Tom Bates, the Mayor of Berkeley, California, has written a letter to Ruth Goldway, Chairman of the Postal Regulatory Commission, informing the PRC that he is “personally appealing the sale of the Berkeley Main Post Office because this transaction is not a relocation of services, it is in fact a sale of the historic building.”
Mayor Bates notes that the Postal Service is calling the closure and sale of the post office a “relocation” without even identifying the new location.
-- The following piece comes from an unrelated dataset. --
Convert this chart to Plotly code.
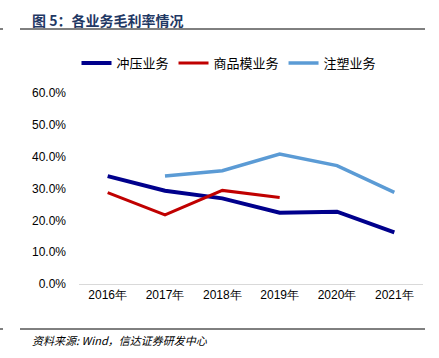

According to the mayor, “there is no suitable location in area code 94704 to which to move retail services.”
As for the Postal Service’s statement that it’s possible they would lease back space in the building and keep a post office there, the mayor writes, “This is playing semantic games with the public trust and contributes to public distrust of government.”
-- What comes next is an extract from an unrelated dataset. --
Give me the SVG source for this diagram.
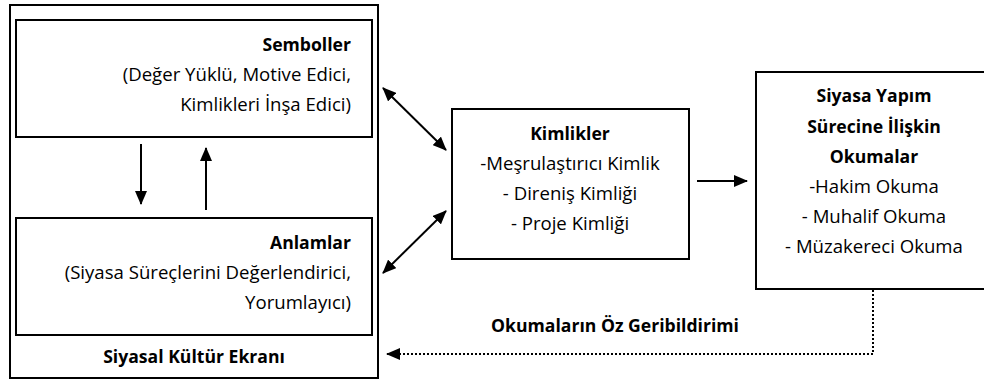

“If the Postal Service has a place to relocate the retail postal service other than 2000 Alston Way (its current location),” says the mayor, “it should be required to make it known prior to moving ahead with a scam relocation.”
The Postal Service will inevitably file a Motion to Dismiss the mayor’s appeal, as it did recently on the appeal of the Bronx GPO closure, on the grounds that relocation decisions are outside the jurisdiction of the Commission. That motion is still before the Commission.
Mayor Bates has been trying everything to stop the sale of his city's historic post office. He wrote directly to the Postmaster General, and got this unsatisfactory reply, basically saying, "Sorry, there's nothing I can do about it." Mayor Bates also wrote to 54 mayors across the country who are facing similar closures of historic post offices. The mayor and the city council also filed an appeal on the relocation decision with USPS Vice President, Facilities, Mr. Tom Samra, and that got nowhere either. Whether the PRC appeal will fare any better remains to be seen.